Posted by:
concolor1
at Tue Jun 2 01:40:06 2009 [ Email Message ] [ Show All Posts by concolor1 ]
I caught a Great Basin Gopher last week myself (and like you, most of my experiences with them were way back in the last century).
He immediately went into "Rattlesnake Impersonation Mode," and while I was congratulating myself (this was the first place I looked), he acted pretty fearsome. I wish now I'd taken a photo but I elected to bag him while I decided what to do with him (at least my preliminary judgment was it was a male).
I took a walk down the hill looking for others and finally decided the nine snakes (and 18 corn snake eggs) I have right now are adequate, so I returned to the discarded carpet remnant he'd been hiding under and released him.
At this point I decided on a few photos, but it was apparently clear to him by then that I wasn't buying any bluffs, and he was all for getting out of Dodge. I managed a few shots, but nothing as dramatic as I would have been able to get earlier.

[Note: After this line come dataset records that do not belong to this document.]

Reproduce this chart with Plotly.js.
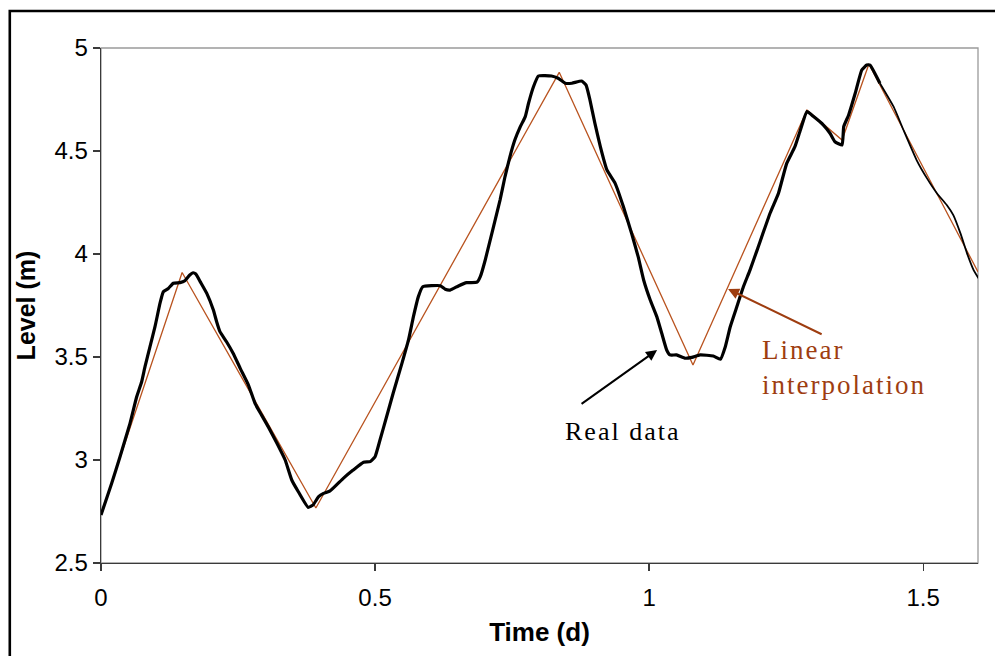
<!DOCTYPE html>
<html>
<head>
<meta charset="utf-8">
<script src="https://cdn.plot.ly/plotly-3.0.1.min.js"></script>
<style>
  html, body { margin: 0; padding: 0; background: #fff; }
  #chart { width: 995px; height: 656px; }
  .annotation-text { letter-spacing: 2px; }
</style>
</head>
<body>
<div id="chart"></div>
<script>
// Measured water level (m) against time (d)
const realTime = [0, 0.004, 0.0195, 0.0347, 0.0529, 0.0651, 0.0742, 0.0803, 0.0894, 0.0985,
  0.1077, 0.1137, 0.1229, 0.132, 0.144, 0.153, 0.162, 0.168, 0.173, 0.181,
  0.193, 0.205, 0.211, 0.217, 0.229, 0.241, 0.254, 0.269, 0.281, 0.293,
  0.305, 0.321, 0.336, 0.348, 0.360, 0.378, 0.387, 0.397, 0.406, 0.418,
  0.442, 0.460, 0.479, 0.491, 0.500, 0.509, 0.521, 0.533, 0.549, 0.561,
  0.570, 0.579, 0.587, 0.619, 0.628, 0.637, 0.652, 0.667, 0.686, 0.692,
  0.701, 0.728, 0.737, 0.746, 0.755, 0.765, 0.774, 0.780, 0.789, 0.798,
  0.822, 0.834, 0.847, 0.859, 0.877, 0.885, 0.892, 0.901, 0.911, 0.923,
  0.938, 0.953, 0.968, 0.980, 0.990, 1.002, 1.014, 1.023, 1.032, 1.038,
  1.050, 1.066, 1.078, 1.093, 1.117, 1.130, 1.139, 1.148, 1.160, 1.172,
  1.184, 1.197, 1.221, 1.236, 1.251, 1.266, 1.276, 1.288, 1.300, 1.318,
  1.330, 1.339, 1.352, 1.355, 1.364, 1.376, 1.388, 1.397, 1.403, 1.421,
  1.446, 1.464, 1.488, 1.507, 1.525, 1.543, 1.555, 1.568, 1.580, 1.592, 1.601];
const realLevel = [2.733, 2.765, 2.887, 3.016, 3.178, 3.307, 3.380, 3.453, 3.550, 3.647,
  3.761, 3.817, 3.833, 3.858, 3.861, 3.870, 3.898, 3.909, 3.903, 3.866,
  3.809, 3.728, 3.671, 3.623, 3.574, 3.518, 3.445, 3.364, 3.275, 3.218,
  3.162, 3.081, 3.000, 2.903, 2.846, 2.770, 2.782, 2.822, 2.838, 2.850,
  2.911, 2.951, 2.989, 2.992, 3.016, 3.097, 3.210, 3.324, 3.469, 3.583,
  3.696, 3.793, 3.841, 3.846, 3.829, 3.825, 3.845, 3.861, 3.863, 3.890,
  3.971, 4.262, 4.375, 4.472, 4.553, 4.618, 4.667, 4.732, 4.812, 4.864,
  4.864, 4.853, 4.829, 4.829, 4.840, 4.820, 4.748, 4.635, 4.521, 4.408,
  4.343, 4.230, 4.100, 3.987, 3.874, 3.777, 3.696, 3.615, 3.534, 3.510,
  3.510, 3.494, 3.498, 3.510, 3.505, 3.489, 3.550, 3.647, 3.744, 3.841,
  3.922, 4.019, 4.200, 4.295, 4.440, 4.521, 4.602, 4.691, 4.667, 4.626,
  4.586, 4.545, 4.529, 4.618, 4.675, 4.780, 4.893, 4.917, 4.917, 4.829,
  4.715, 4.602, 4.456, 4.367, 4.295, 4.238, 4.189, 4.100, 4.003, 3.922, 3.882];

// Sampled points joined by straight segments
const interpTime = [0, 0.148, 0.392, 0.836, 1.080, 1.288, 1.352, 1.401, 1.600];
const interpLevel = [2.735, 3.910, 2.767, 4.882, 3.461, 4.699, 4.553, 4.922, 3.913];

const xTicks = [0, 0.5, 1, 1.5];
const xTickText = ['0', '0.5', '1', '1.5'];
const yTicks = [2.5, 3, 3.5, 4, 4.5, 5];
const yTickText = ['2.5', '3', '3.5', '4', '4.5', '5'];

// thick stroke until just after the last peak, thinner afterwards
const split = realTime.findIndex(t => t >= 1.421);

const axisDark = '#3a3a3a';
const brown = '#B9531F';
const textBrown = '#9E3D10';

const traces = [
  {
    x: interpTime, y: interpLevel, type: 'scatter', mode: 'lines',
    line: { color: brown, width: 1.3 }, hoverinfo: 'skip', showlegend: false
  },
  {
    x: realTime.slice(0, split + 1), y: realLevel.slice(0, split + 1),
    type: 'scatter', mode: 'lines',
    line: { color: '#000', width: 3.2, shape: 'spline', smoothing: 0.4 },
    hoverinfo: 'skip', showlegend: false
  },
  {
    x: realTime.slice(split), y: realLevel.slice(split),
    type: 'scatter', mode: 'lines',
    line: { color: '#000', width: 1.8, shape: 'spline', smoothing: 0.4 },
    hoverinfo: 'skip', showlegend: false
  }
];

const layout = {
  width: 995, height: 656,
  margin: { l: 101, r: 17, t: 48, b: 93 },
  paper_bgcolor: '#fff', plot_bgcolor: '#fff',
  showlegend: false,
  font: { family: 'Arial, "Liberation Sans", sans-serif', color: '#000' },
  xaxis: {
    range: [0, 1.6], tickvals: xTicks, ticktext: xTickText,
    showgrid: false, zeroline: false,
    showline: true, linecolor: axisDark, linewidth: 1.3,
    ticks: 'outside', ticklen: 7, tickcolor: axisDark, tickwidth: 1.3,
    ticklabelstandoff: 6,
    tickfont: { size: 24, color: '#000' },
    title: { text: '<b>Time (d)</b>', font: { size: 26, color: '#000' }, standoff: 12 }
  },
  yaxis: {
    range: [2.5, 5], tickvals: yTicks, ticktext: yTickText,
    showgrid: false, zeroline: false,
    showline: true, linecolor: axisDark, linewidth: 1.3,
    ticks: 'outside', ticklen: 7, tickcolor: axisDark, tickwidth: 1.3,
    tickfont: { size: 24, color: '#000' },
    title: { text: '<b>Level (m)</b>', font: { size: 25, color: '#000' }, standoff: 11 }
  },
  shapes: [
    // light frame around the plotting area
    { type: 'rect', xref: 'paper', yref: 'paper', x0: 0, x1: 1, y0: 0, y1: 1,
      line: { color: '#9a9a9a', width: 1.3 }, layer: 'below' },
    // outer chart border
    { type: 'rect', xref: 'paper', yref: 'paper',
      x0: -0.104, x1: 1.05, y0: -0.25, y1: 1.0718,
      line: { color: '#000', width: 2.6 }, fillcolor: 'rgba(0,0,0,0)' }
  ],
  annotations: [
    { x: 1.0146, y: 3.534, ax: 0.874, ay: 3.267, axref: 'x', ayref: 'y',
      xref: 'x', yref: 'y', text: '', showarrow: true,
      arrowhead: 2, arrowsize: 1.1, arrowwidth: 2, arrowcolor: '#000' },
    { x: 1.144, y: 3.830, ax: 1.3175, ay: 3.607, axref: 'x', ayref: 'y',
      xref: 'x', yref: 'y', text: '', showarrow: true,
      arrowhead: 2, arrowsize: 1.1, arrowwidth: 2, arrowcolor: textBrown },
    { x: 0.951, y: 3.136, xref: 'x', yref: 'y', text: 'Real data', showarrow: false,
      xanchor: 'center', yanchor: 'middle',
      font: { family: '"Liberation Serif", "Times New Roman", serif', size: 26, color: '#000' } },
    { x: 1.2026, y: 3.447, xref: 'x', yref: 'y', text: 'Linear<br>interpolation',
      showarrow: false, xanchor: 'left', yanchor: 'middle', align: 'left',
      font: { family: '"Liberation Serif", "Times New Roman", serif', size: 27, color: textBrown } }
  ]
};

Plotly.newPlot('chart', traces, layout, { displayModeBar: false, staticPlot: true });
</script>
</body>
</html>
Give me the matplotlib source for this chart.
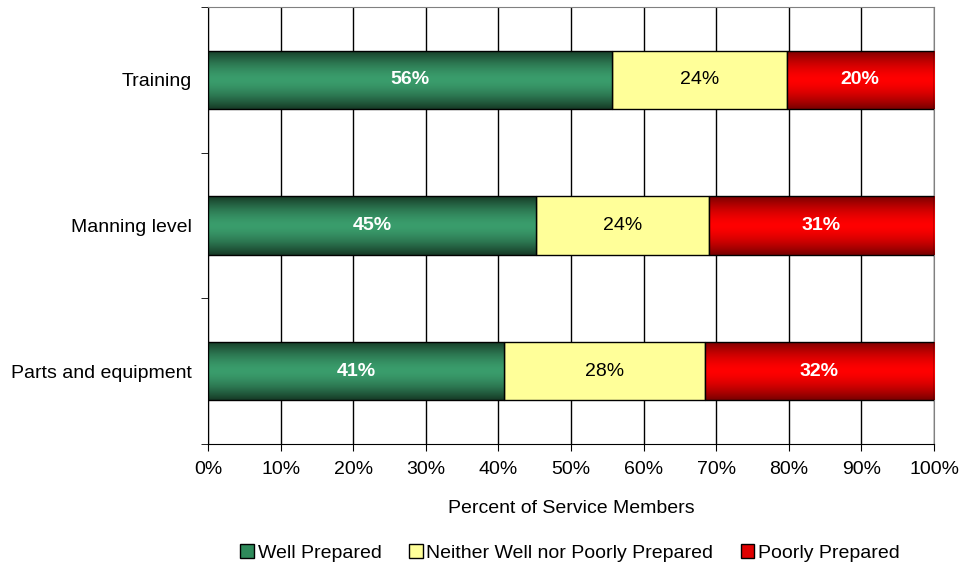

Right now I own two gopher snakes, one a W/C adolescent and the other a yearling C/B, as well as a three-year old "Texas Bull." The bull's attitude is clearly the most cantankerous, and she actually nailed me last week (I'd forgotten to wash after feeding some frozen mice to another snake); the two gophers are milquetoasts.
For the most part, what I remember of the gopher snakes from 40 years ago was they all pretty much tamed down easily with one or two exceptions. Of course the other snakes I readily brought home were usually western racers, and these were almost always nippy in comparison.